The proposed merger will see Sainsbury’s and Asda join forces to generate savings as well as buying power to place itself at a better competitive edge to that of fast-growing discounters, Aldi and Lidl.

The deal aims to deliver Sainsbury’s a double digit rise in earnings by the second full year post-completion, generate synergies of at least 500 million pounds and enable prices to be lowered by about 10% on many products.

In return Walmart will receive US$4.09 billion in cash and 42% stake in the combined business valuing Asda at 7.3 billion pounds on a debt-free basis while Sainsbury’s equity was valued at 6 billion pounds.

In the merged company, Sainsbury’s CEO Mike Coupe, who used to work for Asda, Chairman David Tyler and finance chief Kevin O’Byrne will retain their positions and Asda CEO Roger Burnley, who worked at Sainsbury’s for a decade, will continue to run the Asda business, which will retain its brand.

The retail space is also competed for by Tesco, who in a bid to match Amazon’s ecommerce strengths completed a US$4.44 billion Booker takeover.

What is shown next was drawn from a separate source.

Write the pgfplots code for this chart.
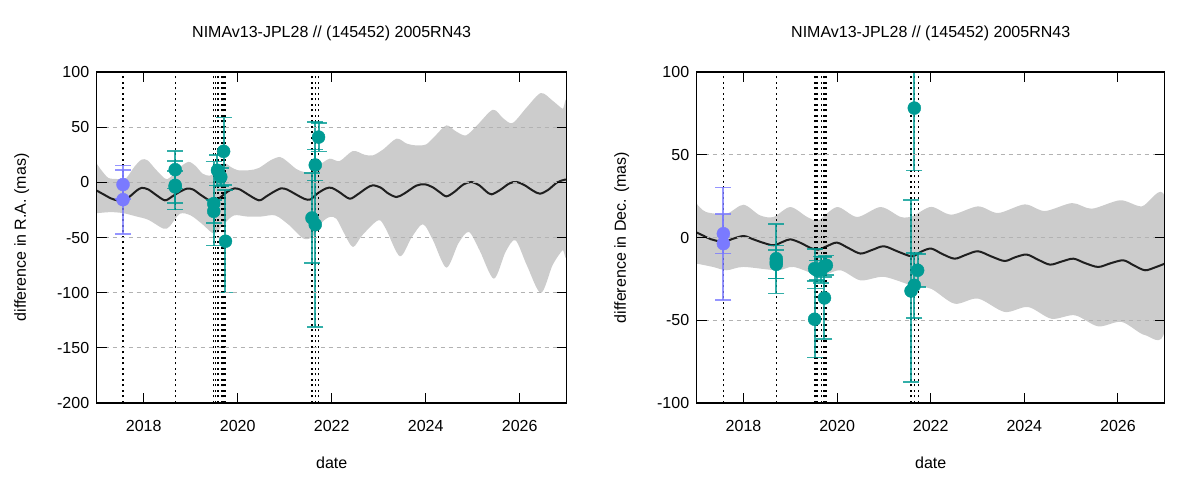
\documentclass[border=0pt]{standalone}
\usepackage{fontspec}
\setmainfont{Liberation Sans}
\usepackage{pgfplots}
\usepackage{pgfplotstable}
\pgfplotsset{compat=1.18}

\definecolor{obsteal}{RGB}{0,155,148}
\definecolor{obsblue}{RGB}{122,122,255}
\definecolor{bandgray}{RGB}{204,204,204}

% ---------- R.A. panel ----------
\pgfplotstableread{
x y
2017.00 -7.5
2017.15 -11
2017.30 -14.5
2017.45 -16.5
2017.57 -16.5
2017.70 -13
2017.85 -7.5
2017.96 -5
2018.10 -6.5
2018.25 -11
2018.45 -16.3
2018.60 -13
2018.75 -9
2018.92 -5.7
2019.05 -6.5
2019.20 -11
2019.40 -16.5
2019.50 -17.5
2019.65 -13
2019.80 -8
2019.93 -5.5
2020.05 -6.5
2020.20 -10.5
2020.45 -16.3
2020.60 -13
2020.75 -9
2020.92 -5.5
2021.05 -6.5
2021.20 -10
2021.42 -15
2021.55 -15.5
2021.70 -10
2021.88 -5.5
2022.00 -5
2022.15 -8.5
2022.38 -14.8
2022.55 -11
2022.75 -5
2022.88 -2.7
2023.05 -5
2023.20 -10
2023.38 -13.3
2023.55 -10
2023.80 -3
2023.98 -1.8
2024.15 -4.5
2024.30 -9
2024.44 -12.7
2024.60 -9
2024.80 -2
2024.97 0.3
2025.15 -3
2025.28 -8
2025.40 -10.9
2025.58 -7
2025.78 -1
2025.93 0.3
2026.10 -2.5
2026.28 -7.5
2026.43 -10.3
2026.60 -7
2026.80 0
2026.96 2.4
2027.00 2.5
}\raline

% uncertainty envelope: upper edge forward in time, lower edge backward
\pgfplotstableread{
x y
2017.00 17
2017.10 11
2017.25 4
2017.45 3
2017.62 3.5
2017.80 14
2017.95 20.5
2018.08 20
2018.25 12
2018.45 3.5
2018.55 4
2018.75 13
2018.95 18.5
2019.10 15
2019.25 8
2019.40 6
2019.55 9
2019.72 17
2019.85 14
2020.00 11
2020.25 11
2020.45 13
2020.70 20
2020.90 23
2021.05 19
2021.25 12
2021.40 9.5
2021.55 9
2021.75 16
2021.96 21.4
2022.17 19.3
2022.45 28.4
2022.70 25
2022.88 24.5
2023.10 30
2023.38 39.6
2023.60 35
2023.80 33.5
2024.01 34.4
2024.20 42
2024.44 51.6
2024.65 46
2024.86 42.6
2025.10 52
2025.43 65.8
2025.65 58
2025.85 53.8
2026.15 68
2026.45 80.9
2026.70 74
2026.91 66.7
2027.00 67.6
2027.00 -61
2026.91 -61.6
2026.70 -75
2026.45 -100.3
2026.15 -75
2025.91 -52.5
2025.70 -63
2025.45 -87.3
2025.15 -62
2024.92 -45
2024.70 -55
2024.44 -77.3
2024.15 -52
2023.94 -38
2023.70 -50
2023.45 -67
2023.15 -42
2022.99 -34.4
2022.65 -48
2022.45 -58.6
2022.25 -45
2022.10 -33
2021.96 -31.4
2021.80 -36
2021.60 -49
2021.40 -51
2021.10 -39
2020.80 -30
2020.50 -31
2020.20 -31
2019.92 -30
2019.70 -38
2019.50 -46.5
2019.25 -38
2019.00 -30
2018.77 -28.5
2018.55 -40
2018.42 -42
2018.10 -34
2017.85 -31
2017.57 -28
2017.30 -27
2017.00 -28
}\raband

\pgfplotstableread{
x y e
2018.67 11.5 17
2018.67 -2.7 22
2018.67 -4.2 14.5
2019.49 -19.3 38
2019.49 -26.3 10.5
2019.57 10.9 13.6
2019.64 4.8 8
2019.70 28.1 30.5
2019.74 -53.4 46.6
2021.58 -32.3 41
2021.65 -38.3 93
2021.65 15.7 14
2021.72 41 13
}\raobs

\pgfplotstableread{
x y e
2017.56 -2 13
2017.56 -15.7 31
}\raobsb

% ---------- Dec. panel ----------
\pgfplotstableread{
x y
2017.00 3
2017.15 1
2017.30 -1
2017.57 -2.7
2017.75 -1
2018.00 0.9
2018.20 -1
2018.40 -3
2018.64 -4.7
2018.85 -2.5
2019.00 -1.1
2019.20 -3
2019.45 -6.5
2019.60 -7.3
2019.80 -5
2020.00 -3.1
2020.25 -6.5
2020.50 -9.7
2020.75 -7.5
2021.00 -5.3
2021.30 -8.5
2021.60 -11.4
2021.80 -8.5
2022.01 -6.7
2022.25 -10
2022.51 -12.8
2022.75 -10.5
2023.01 -8.3
2023.30 -11.5
2023.58 -14.2
2023.80 -12
2024.05 -10.3
2024.30 -13.5
2024.55 -16.4
2024.80 -14.5
2025.05 -12.8
2025.30 -15.5
2025.58 -17.8
2025.85 -15.5
2026.12 -13.8
2026.35 -17
2026.58 -19.8
2026.80 -18
2027.00 -15.8
}\deline

\pgfplotstableread{
x y
2017.00 20.4
2017.20 15.4
2017.64 14.4
2018.00 19.8
2018.35 13.4
2018.64 12.4
2019.00 18.4
2019.36 12.4
2019.60 10.4
2020.00 18.4
2020.43 12.4
2020.93 18.4
2021.36 12.4
2021.62 13
2022.01 18.5
2022.44 13.8
2023.01 18.8
2023.44 14.8
2024.01 20.0
2024.44 16.0
2025.02 20.8
2025.44 17.4
2026.05 22.5
2026.51 18.8
2027.00 24.1
2027.00 -55.7
2026.58 -59
2026.08 -51
2025.58 -53.7
2025.08 -47
2024.58 -49.1
2024.08 -42
2023.58 -45
2023.01 -36.9
2022.51 -40
2022.01 -31
2021.60 -29.0
2021.00 -23.8
2020.50 -25.9
2020.07 -19.8
2019.64 -22.9
2019.07 -17.8
2018.72 -19.8
2018.00 -17.8
2017.64 -19.8
2017.35 -17.8
2017.00 -15.8
}\deband

\pgfplotstableread{
x y e
2018.70 -12.8 21
2018.70 -14.8 10
2018.70 -16.2 8.6
2019.52 -49.4 23
2019.52 -18.8 12
2019.57 -19.8 6
2019.66 -19.4 8
2019.71 -17.8 6
2019.77 -16.8 6
2019.73 -36.5 25
2021.65 78.2 37.6
2021.72 -19.8 10
2021.65 -28.9 19.7
2021.58 -32.3 55
}\deobs

\pgfplotstableread{
x y e
2017.57 2.3 12
2017.57 -3.7 34
}\deobsb

\pgfplotsset{
  residual/.style={
    scale only axis,
    width=468bp, height=331bp,
    xmin=2017, xmax=2027,
    xtick={2018,2020,2022,2024,2026},
    /pgf/number format/1000 sep={},
    /pgf/number format/assume math mode=true,
    tick align=inside,
    major tick length=10bp,
    tick style={black, line width=1bp},
    axis line style={black, line width=1.3bp},
    ymajorgrids,
    grid style={black!30, dash pattern=on 4bp off 4bp, line width=0.8bp},
    axis on top,
    title style={at={(axis description cs:0.5,1.0876)}, anchor=base},
    xlabel style={at={(axis description cs:0.5,-0.1964)}, anchor=base},
    ylabel style={at={(axis description cs:-0.1603,0.5)}, anchor=center},
    xticklabel style={yshift=-14bp},
    yticklabel style={xshift=-4bp},
    xlabel={date},
    title={NIMAv13-JPL28 // (145452) 2005RN43},
  },
  obs/.style={
    only marks, mark=*, mark size=6.5bp, color=#1,
    mark options={draw=#1, fill=#1},
    error bars/.cd, y dir=both, y explicit,
    error mark=-,
    error bar style={line width=2bp, color=#1, opacity=0.8},
    error mark options={rotate=90, line width=1.6bp, mark size=8bp, color=#1, opacity=0.8},
  },
  obsline/.style={black, line width=1.3bp, dash pattern=on 2bp off 3.5bp},
  meanline/.style={black!88, line width=2bp, smooth},
  envelope/.style={fill=bandgray, draw=none, smooth},
}

\begin{document}
\begin{tikzpicture}[font=\fontsize{16bp}{19bp}\selectfont]
\path[use as bounding box] (0,0) rectangle (1200bp,480bp);

% left: right ascension
\begin{axis}[residual, at={(96.7bp,77bp)}, anchor=south west,
  width=470bp,
  ymin=-200, ymax=100, ytick={-200,-150,...,100},
  ylabel={difference in R.A. (mas)},
  ylabel style={at={(axis description cs:-0.1596,0.5)}}]
  \addplot[envelope] table {\raband};
  \addplot[meanline] table {\raline};
  \pgfplotsinvokeforeach{2017.56,2018.67,2019.49,2019.53,2019.58,2019.65,2019.68,2019.71,2019.74,2021.58,2021.65,2021.72}{
    \addplot[obsline] coordinates {(#1,-200) (#1,100)};
  }
  \addplot[obs=obsblue] table[x=x, y=y, y error=e] {\raobsb};
  \addplot[obs=obsteal] table[x=x, y=y, y error=e] {\raobs};
\end{axis}

% right: declination
\begin{axis}[residual, at={(696.7bp,77bp)}, anchor=south west,
  ymin=-100, ymax=100, ytick={-100,-50,...,100},
  ylabel={difference in Dec. (mas)}]
  \addplot[envelope] table {\deband};
  \addplot[meanline] table {\deline};
  \pgfplotsinvokeforeach{2017.57,2018.70,2019.52,2019.55,2019.58,2019.66,2019.71,2019.74,2019.77,2021.58,2021.66,2021.74}{
    \addplot[obsline] coordinates {(#1,-100) (#1,100)};
  }
  \addplot[obs=obsblue] table[x=x, y=y, y error=e] {\deobsb};
  \addplot[obs=obsteal] table[x=x, y=y, y error=e] {\deobs};
\end{axis}
\end{tikzpicture}
\end{document}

The cash and share deal for Asda, said to have been struggling for the last five years may mean a stealthy exit by Walmart, who bought Asda for US$9.15 billion in 1999.

According to Bloomberg, analysts suggested the deal may be faced with regulatory fears and competition hitches especially from Morrisons and the Co-operative, UK’s number four and six players respectively.

“The most aggressive response by Morrisons would be a bid for Sainsbury’s,” Jefferies analyst James Grzinic said.

Coupe said if at all Britain’s Competition and Markets Authority (CMA) required them to sell stores, they would sell them as trading entities.

“One thing I can say with certainty is that the CMA will not ask us to close stores. The CMA may or may not ask us to sell stores,” he noted.